Given the language of sections 1322 [stating that a Chapter 13 plan can modify the rights of holders of claims secured by property other than a principal residence] and 1327 [stating that a confirmed plan vests all property in the debtor "free and clear" of any creditor's interest], the purpose of Chapter 13 of the Bankruptcy Code, and the persuasive analysis of many other courts that have considered this issue, the Court holds that Dewsnup is not applicable to the Chapter 13 proceeding at issue in this case. 175 B.R. 962, 965-67 (N.D. Ill. 1994); see In re Enewally, 368 F.3d 1165, 1172 (9th Cir. 2004) (stating that "lien stripping on debts secured by real property that is not the debtor's primary residence is [still] permissible in Chapter 13"); In re Bartee, 212 F.3d 277, 291 n.21 (5th Cir. 2000) (rejecting the trustee's argument that Dewsnup banned lien stripping in Chapter 13 cases by saying: "To the contrary, the Supreme Court's holding was expressly restricted to Chapter 7 liquidation cases, and is inapplicable to the reorganization bankruptcy chapters."); Bank One, Chi. v.

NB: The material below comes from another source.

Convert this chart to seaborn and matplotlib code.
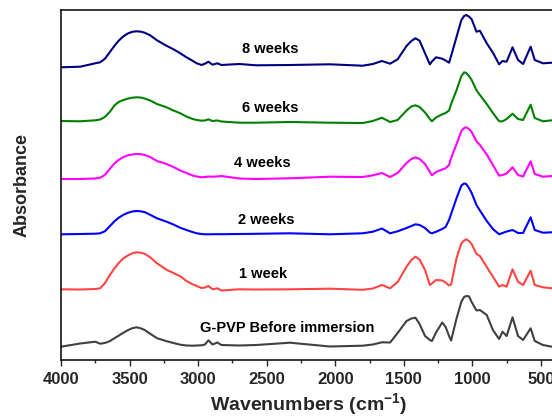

Flowers, 183 B.R. 509, 514 & n.3 (N.D. Ill. 1995) (citing cases and stating that "[t]he overwhelming majority of courts have held" that "lien stripping is permissible in the Chapter 13 context when the collateral is not the debtor's principal residence"). For the reasons articulated in these cases, the Court holds that Dewsnup does not bar Debtor from invoking § 506(a) and (d) to reduce the government's secured claim.


For the reasons set forth above, the Court reverses the bankruptcy court's January 26, 2012 order dismissing Debtor's adversary complaint and remands the case for further proceedings.